このアヌシーの3本のアニメーションは、全部ドリームワークスが作っている作品です。作品のサムネイルを見ると、子供向けのベタな作品なんだろうと思ったんですけど、観てみると本当に惹き込まれて、アッという間に観終わってしまう感じです。CGの技術力と、ストーリーのチカラが圧倒的だなと思いました。

・Over(BFI ロンドン)
・Masterpiece(BFI ロンドン)
・Vertical Shapes In a Horizontal Landscape(BFI ロンドン)

BFI ロンドン映画祭の3本も、温度の低い感じの作品で面白かったです。中でも『Over』という作品は、いかにも「私が作りたそうな」作品でした。「どういう事?」から始まって、途中でこの作品の見方の法則が分かってきて、最後、キレ味のあるラストで終わるという。そして、引きのフィックスの多用。良かったです。

・Motorcycle Drive By(トライベッカ)
・TOTO(トライベッカ)
・When I Write It(トライベッカ)

トライベッカ映画祭の作品はどうも、私には向いてない気が改めてしました。英語のネイティブの作品が多いこともあり、何を言ってるのかが分からない事が多いんです。しかも、映画の構造というよりも、その会話が面白い作品なんじゃないかと。英語の作品だと字幕も出ませんので。でも、何言ってるのか分からない時でも、温度感って分かるもんですね。温度感がどうも苦手な感じです。

・Le Coup des larmes(ベネチア)

この作品も淡々とした中に緊張感があって良かったです。でも私の個人的な感覚なんですけど、映画に銃が出てくると途端に冷めちゃうんですよね。「また銃が出てきたよ」と思ってしまいます。この作品も銃が出て来て、その銃の存在によって緊張感を出しています。私もずっと出刃包丁が出ている作品を考えたことがありました。誰かが出刃包丁を持ってるだけで、普通の会話をしていても緊張感が出ますからね。

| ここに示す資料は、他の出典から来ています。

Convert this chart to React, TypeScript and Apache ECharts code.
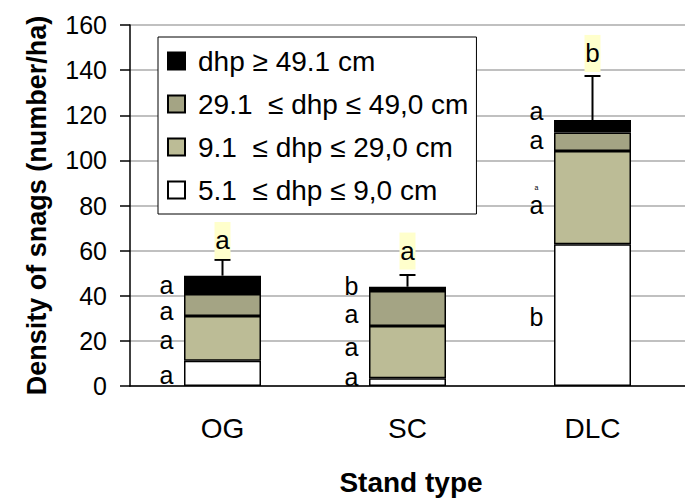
import React, { useEffect, useRef } from "react";
import * as echarts from "echarts";

const categories = ["OG", "SC", "DLC"];
const seriesNames = [
  "5.1  ≤ dhp ≤ 9,0 cm",
  "9.1  ≤ dhp ≤ 29,0 cm",
  "29.1  ≤ dhp ≤ 49,0 cm",
  "dhp ≥ 49.1 cm",
];
const small = [11.2, 3.4, 62.8];
const medium = [19.8, 23.2, 41.4];
const large = [9.8, 15.5, 8.1];
const veryLarge = [8.1, 1.9, 5.6];
const errorTop = [55.9, 49.2, 137.4];

const sideLetterCat = [0, 0, 0, 0, 1, 1, 1, 1, 2, 2, 2, 2, 2];
const sideLetterY = [44.6, 33.2, 20.2, 4.9, 44.4, 32, 17.4, 4.1, 121.7, 109, 88, 80.2, 30.7];
const sideLetterText = ["a", "a", "a", "a", "b", "a", "a", "a", "a", "a", "a", "a", "b"];
const sideLetterSize = [25, 25, 25, 25, 25, 25, 25, 25, 25, 25, 7, 25, 25];

const topLetterText = ["a", "a", "b"];
const topLetterY = [64.5, 59.8, 147.4];

const FONT = "'Liberation Sans', Arial, sans-serif";

export default function App() {
  const ref = useRef<HTMLDivElement>(null);
  useEffect(() => {
    if (!ref.current) return;
    const chart = echarts.init(ref.current, undefined, { renderer: "svg" });
    const totals = categories.map((_, i) => small[i] + medium[i] + large[i] + veryLarge[i]);
    const colors = ["#FFFFFF", "#BCBC96", "#A4A484", "#000000"];
    const stacks = [small, medium, large, veryLarge];
    const barSeries = stacks.map((arr, k) => ({
      type: "bar",
      name: seriesNames[k],
      stack: "s",
      barWidth: 77,
      data: arr,
      itemStyle: { color: colors[k], borderColor: "#000", borderWidth: 1.5 },
      z: 2,
    }));
    const option: any = {
      animation: false,
      textStyle: { fontFamily: FONT },
      grid: { left: 130, top: 25, width: 565, height: 361 },
      legend: {
        orient: "vertical",
        left: 158,
        top: 37,
        data: [seriesNames[3], seriesNames[2], seriesNames[1], seriesNames[0]],
        backgroundColor: "#fff",
        borderColor: "#000",
        borderWidth: 1,
        padding: [10, 8, 10, 9],
        itemGap: 15,
        itemWidth: 17,
        itemHeight: 17,
        icon: "rect",
        textStyle: { fontFamily: FONT, fontSize: 28, color: "#000", padding: [0, 0, 0, 8] },
      },
      xAxis: {
        type: "category",
        data: categories,
        axisLine: { lineStyle: { color: "#000", width: 1.5 } },
        axisTick: { length: 9, lineStyle: { color: "#000", width: 1.5 } },
        axisLabel: { fontFamily: FONT, fontSize: 28, color: "#000", margin: 28 },
      },
      yAxis: {
        type: "value",
        min: 0,
        max: 160,
        interval: 20,
        axisLine: { show: true, lineStyle: { color: "#000", width: 1.5 } },
        axisTick: { show: true, length: 10, lineStyle: { color: "#000", width: 1.5 } },
        axisLabel: { fontFamily: FONT, fontSize: 25, color: "#000", margin: 23 },
        splitLine: { lineStyle: { color: "#ABABAB", width: 1.5 } },
      },
      graphic: [
        {
          type: "text",
          x: 37,
          y: 205.5,
          rotation: Math.PI / 2,
          style: {
            text: "Density of snags (number/ha)",
            fontFamily: FONT,
            fontSize: 27,
            fontWeight: "bold",
            fill: "#000",
            align: "center",
            verticalAlign: "middle",
          },
        },
        {
          type: "text",
          x: 411,
          y: 482,
          style: {
            text: "Stand type",
            fontFamily: FONT,
            fontSize: 28,
            fontWeight: "bold",
            fill: "#000",
            align: "center",
            verticalAlign: "middle",
          },
        },
      ],
      series: [
        ...barSeries,
        {
          type: "custom",
          name: "error",
          z: 3,
          data: categories.map((_, i) => [i, totals[i], errorTop[i]]),
          renderItem: (params: any, api: any) => {
            const x = api.value(0);
            const base = api.coord([x, api.value(1)]);
            const top = api.coord([x, api.value(2)]);
            return {
              type: "group",
              children: [
                { type: "line", shape: { x1: base[0], y1: base[1], x2: top[0], y2: top[1] }, style: { stroke: "#000", lineWidth: 2 } },
                { type: "line", shape: { x1: top[0] - 8, y1: top[1], x2: top[0] + 8, y2: top[1] }, style: { stroke: "#000", lineWidth: 2 } },
              ],
            };
          },
        },
        {
          type: "custom",
          name: "sideLetters",
          z: 4,
          data: sideLetterCat.map((c, i) => [c, sideLetterY[i]]),
          renderItem: (params: any, api: any) => {
            const p = api.coord([api.value(0), api.value(1)]);
            const i = params.dataIndex;
            return {
              type: "text",
              x: p[0] - 56,
              y: p[1],
              style: {
                text: sideLetterText[i],
                fontFamily: FONT,
                fontSize: sideLetterSize[i],
                lineHeight: sideLetterSize[i] > 10 ? 20 : 7,
                fill: "#000",
                align: "center",
                verticalAlign: "middle",
              },
            };
          },
        },
        {
          type: "custom",
          name: "topLetters",
          z: 4,
          data: categories.map((_, i) => [i, topLetterY[i]]),
          renderItem: (params: any, api: any) => {
            const p = api.coord([api.value(0), api.value(1)]);
            const i = params.dataIndex;
            return {
              type: "group",
              children: [
                { type: "rect", shape: { x: p[0] - 8, y: p[1] - 18.5, width: 16, height: 37 }, style: { fill: "#FFFFCC" } },
                {
                  type: "text",
                  x: p[0],
                  y: p[1],
                  style: {
                    text: topLetterText[i],
                    fontFamily: FONT,
                    fontSize: 26,
                    fill: "#000",
                    align: "center",
                    verticalAlign: "middle",
                  },
                },
              ],
            };
          },
        },
      ],
    };
    chart.setOption(option);
    return () => chart.dispose();
  }, []);
  return <div ref={ref} style={{ width: 685, height: 499, position: "absolute", left: 0, top: 0 }} />;
}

・La Bataille de San Romano(アヌシー)
・Black Barbie(アヌシー)
・Dew Line(アヌシー)
・Le cortège(アヌシー)

このアヌシーの塊は、ドリームワークスの作品とは違って、作家性の強いアヌシーの作品でした。アニメーションて、似たような手法で作ると、似たような作品になっちゃうから大変だなと思います。その中で、差別化させて、抜きん出るって、これは大変な事です。

・No One Left Behind(ベネチア)

これは31分ほどの作品ですが、淡々と抑えた演出でいい作品でした。淡々としているのに、観終わった後にいろんな事を考えざるを得なくなる作品。こういう作品にも憧れますね。ベネチアの作品は今のところ、好きな温度感の作品が多いです。


今日まででここまで見ました。すみません。内容にまったく触れないレビューになってますが、短篇だから内容に触れると、全部語っちゃう事になるので、触れませんでした。

こうやって映画祭別で観ると、やっぱり明らかにそれぞれの映画祭のトーンてあるんだなと再認識します。そして、映画祭で良いとされているトーンて、共通の何かがありますね。「品」みたいなものなんでしょうかね。荒っぽい作品にも、静かな作品にも、アニメーション作品にも共通する「品」があります。そしてこれは勉強しても分かるものじゃないかも知れない、とも思います。分かる人には分かるし、分からない人には分からないんじゃないかと。それが何なのか分かりたいから作品を作り続けているのかも知れませんが。

この調子で、全作品観たいと思ってますが、私は「挫折するクセ」があるので、これで終わるかも知れませんし、終わらないかも知れません。